─── Stored data ───

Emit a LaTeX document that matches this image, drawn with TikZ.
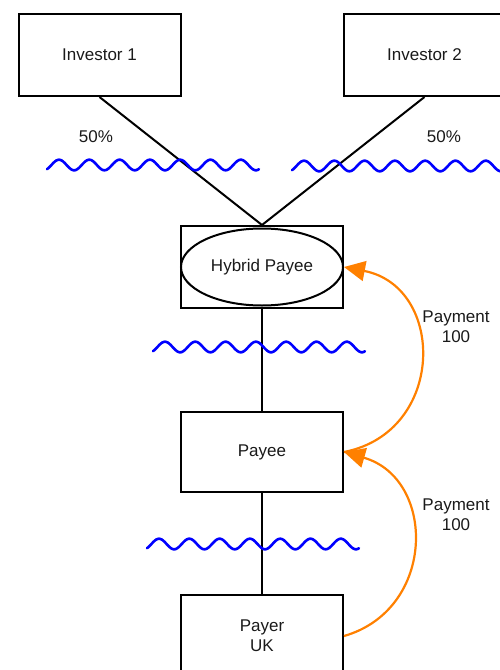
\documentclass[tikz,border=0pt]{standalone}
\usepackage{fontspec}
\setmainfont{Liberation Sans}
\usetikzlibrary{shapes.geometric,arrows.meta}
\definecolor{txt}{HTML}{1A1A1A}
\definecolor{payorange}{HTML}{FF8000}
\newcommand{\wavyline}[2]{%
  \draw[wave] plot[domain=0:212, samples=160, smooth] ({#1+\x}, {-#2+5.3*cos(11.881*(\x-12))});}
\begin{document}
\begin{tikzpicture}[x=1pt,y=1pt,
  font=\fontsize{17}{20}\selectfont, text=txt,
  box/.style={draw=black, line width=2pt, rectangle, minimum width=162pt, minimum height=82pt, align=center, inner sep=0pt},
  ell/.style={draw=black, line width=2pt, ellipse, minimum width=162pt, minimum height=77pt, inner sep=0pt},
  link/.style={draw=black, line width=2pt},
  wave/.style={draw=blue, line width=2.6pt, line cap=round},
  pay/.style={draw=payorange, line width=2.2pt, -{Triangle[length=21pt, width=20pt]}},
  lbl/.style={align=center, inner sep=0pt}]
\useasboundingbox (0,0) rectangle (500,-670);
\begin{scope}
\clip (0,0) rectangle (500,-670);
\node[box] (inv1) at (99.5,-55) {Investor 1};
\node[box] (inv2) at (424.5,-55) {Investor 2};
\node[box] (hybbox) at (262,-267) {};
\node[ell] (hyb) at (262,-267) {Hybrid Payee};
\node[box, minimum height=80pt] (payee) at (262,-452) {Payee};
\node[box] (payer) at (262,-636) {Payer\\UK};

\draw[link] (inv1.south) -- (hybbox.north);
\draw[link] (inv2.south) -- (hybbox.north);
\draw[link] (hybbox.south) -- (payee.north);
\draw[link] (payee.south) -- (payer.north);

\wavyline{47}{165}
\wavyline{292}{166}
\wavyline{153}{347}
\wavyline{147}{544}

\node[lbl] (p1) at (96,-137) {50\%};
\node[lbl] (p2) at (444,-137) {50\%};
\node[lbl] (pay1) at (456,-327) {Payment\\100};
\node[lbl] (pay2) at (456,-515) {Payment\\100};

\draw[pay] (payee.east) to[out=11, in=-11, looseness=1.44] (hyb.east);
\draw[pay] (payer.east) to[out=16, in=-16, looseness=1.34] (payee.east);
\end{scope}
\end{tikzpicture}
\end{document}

───
─── Stored data ───

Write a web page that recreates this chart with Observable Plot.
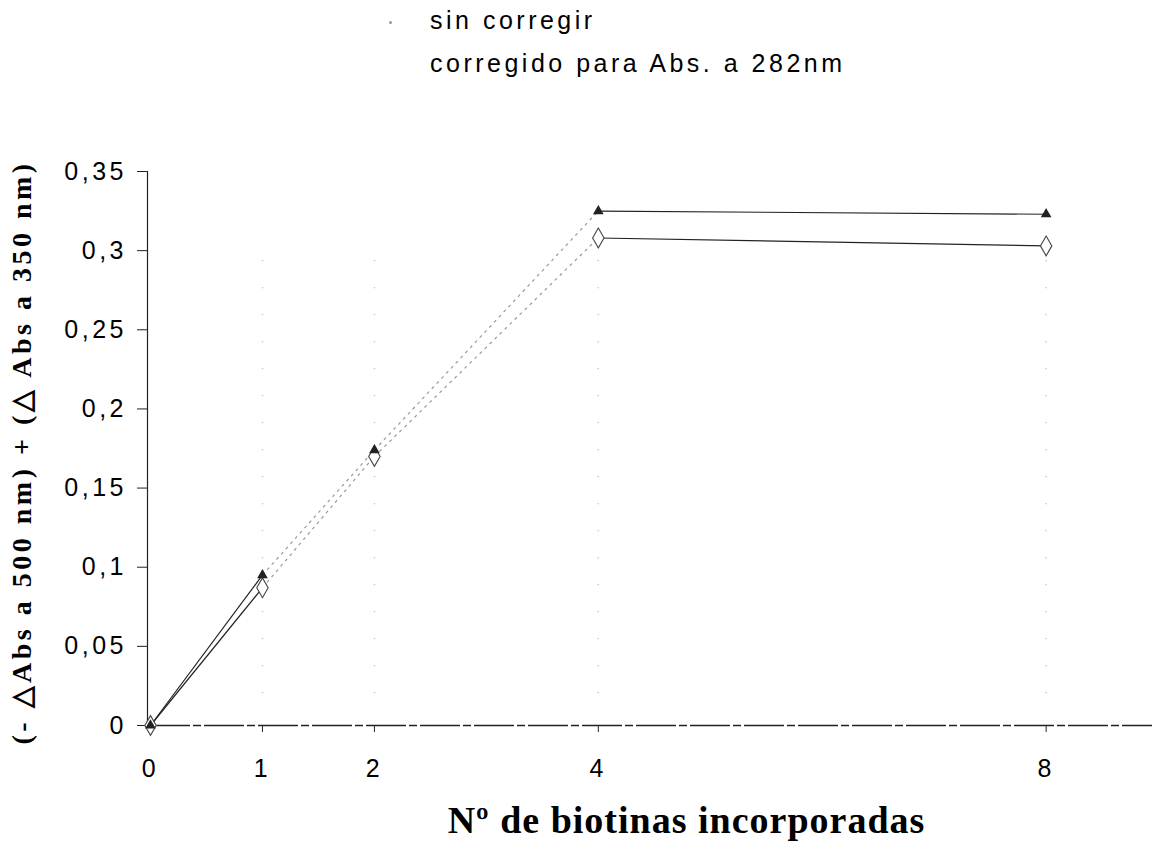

───
─── Stored data ───

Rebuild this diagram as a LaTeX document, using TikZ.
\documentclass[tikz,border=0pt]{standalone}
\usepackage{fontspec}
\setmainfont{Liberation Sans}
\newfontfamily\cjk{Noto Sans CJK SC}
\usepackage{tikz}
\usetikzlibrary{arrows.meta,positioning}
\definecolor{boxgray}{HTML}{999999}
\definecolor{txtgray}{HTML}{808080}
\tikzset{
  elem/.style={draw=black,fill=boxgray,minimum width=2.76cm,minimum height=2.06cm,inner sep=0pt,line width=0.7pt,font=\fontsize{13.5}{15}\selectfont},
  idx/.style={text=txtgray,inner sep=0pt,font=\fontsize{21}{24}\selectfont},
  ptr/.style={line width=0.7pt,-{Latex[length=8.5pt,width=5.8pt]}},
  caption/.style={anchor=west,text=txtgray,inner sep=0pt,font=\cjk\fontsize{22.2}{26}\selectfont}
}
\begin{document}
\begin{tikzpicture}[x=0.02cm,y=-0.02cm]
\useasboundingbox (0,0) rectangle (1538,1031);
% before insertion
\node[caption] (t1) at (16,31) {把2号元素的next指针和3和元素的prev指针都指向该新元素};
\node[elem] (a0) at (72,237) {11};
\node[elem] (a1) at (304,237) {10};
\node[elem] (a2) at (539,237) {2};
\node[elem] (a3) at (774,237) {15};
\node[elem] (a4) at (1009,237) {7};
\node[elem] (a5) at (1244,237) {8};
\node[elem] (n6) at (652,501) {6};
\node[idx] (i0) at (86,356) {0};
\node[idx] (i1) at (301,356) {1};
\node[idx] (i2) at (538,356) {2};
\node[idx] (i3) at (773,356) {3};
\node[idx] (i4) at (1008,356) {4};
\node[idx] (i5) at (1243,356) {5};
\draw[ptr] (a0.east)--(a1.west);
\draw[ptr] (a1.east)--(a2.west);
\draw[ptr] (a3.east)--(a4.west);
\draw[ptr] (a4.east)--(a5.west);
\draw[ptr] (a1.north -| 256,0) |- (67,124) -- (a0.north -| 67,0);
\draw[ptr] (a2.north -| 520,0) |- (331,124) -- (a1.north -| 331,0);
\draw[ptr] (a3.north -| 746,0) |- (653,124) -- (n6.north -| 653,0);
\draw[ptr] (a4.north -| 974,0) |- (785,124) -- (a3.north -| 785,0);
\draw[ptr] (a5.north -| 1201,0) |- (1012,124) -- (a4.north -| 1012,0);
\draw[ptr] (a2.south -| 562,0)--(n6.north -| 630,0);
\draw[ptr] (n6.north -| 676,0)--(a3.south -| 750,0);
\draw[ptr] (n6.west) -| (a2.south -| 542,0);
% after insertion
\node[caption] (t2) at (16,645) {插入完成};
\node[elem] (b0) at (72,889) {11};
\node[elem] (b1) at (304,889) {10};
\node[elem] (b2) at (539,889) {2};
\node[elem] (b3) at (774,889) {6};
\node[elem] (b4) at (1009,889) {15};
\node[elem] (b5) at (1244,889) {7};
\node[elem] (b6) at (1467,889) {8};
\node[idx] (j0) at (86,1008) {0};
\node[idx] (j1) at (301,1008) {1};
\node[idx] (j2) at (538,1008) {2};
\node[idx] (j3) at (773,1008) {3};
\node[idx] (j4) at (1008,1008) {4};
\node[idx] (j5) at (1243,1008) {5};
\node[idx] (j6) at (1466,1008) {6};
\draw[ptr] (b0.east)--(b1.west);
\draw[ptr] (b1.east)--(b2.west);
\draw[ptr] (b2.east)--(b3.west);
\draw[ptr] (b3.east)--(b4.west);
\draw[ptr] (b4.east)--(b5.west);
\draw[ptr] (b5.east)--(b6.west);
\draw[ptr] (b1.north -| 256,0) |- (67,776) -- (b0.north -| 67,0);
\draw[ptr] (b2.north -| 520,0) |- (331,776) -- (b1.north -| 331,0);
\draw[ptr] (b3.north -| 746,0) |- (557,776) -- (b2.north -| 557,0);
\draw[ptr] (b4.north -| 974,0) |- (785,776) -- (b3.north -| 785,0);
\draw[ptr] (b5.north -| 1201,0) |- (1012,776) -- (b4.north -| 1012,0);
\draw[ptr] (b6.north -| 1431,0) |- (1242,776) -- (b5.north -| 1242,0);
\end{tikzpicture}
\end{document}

───

** Task requirements **
Go through the data above and find the lines with the word "this". Copy each of those lines.

** Full answer **
Emit a LaTeX document that matches this image, drawn with TikZ.
Write a web page that recreates this chart with Observable Plot.
Rebuild this diagram as a LaTeX document, using TikZ.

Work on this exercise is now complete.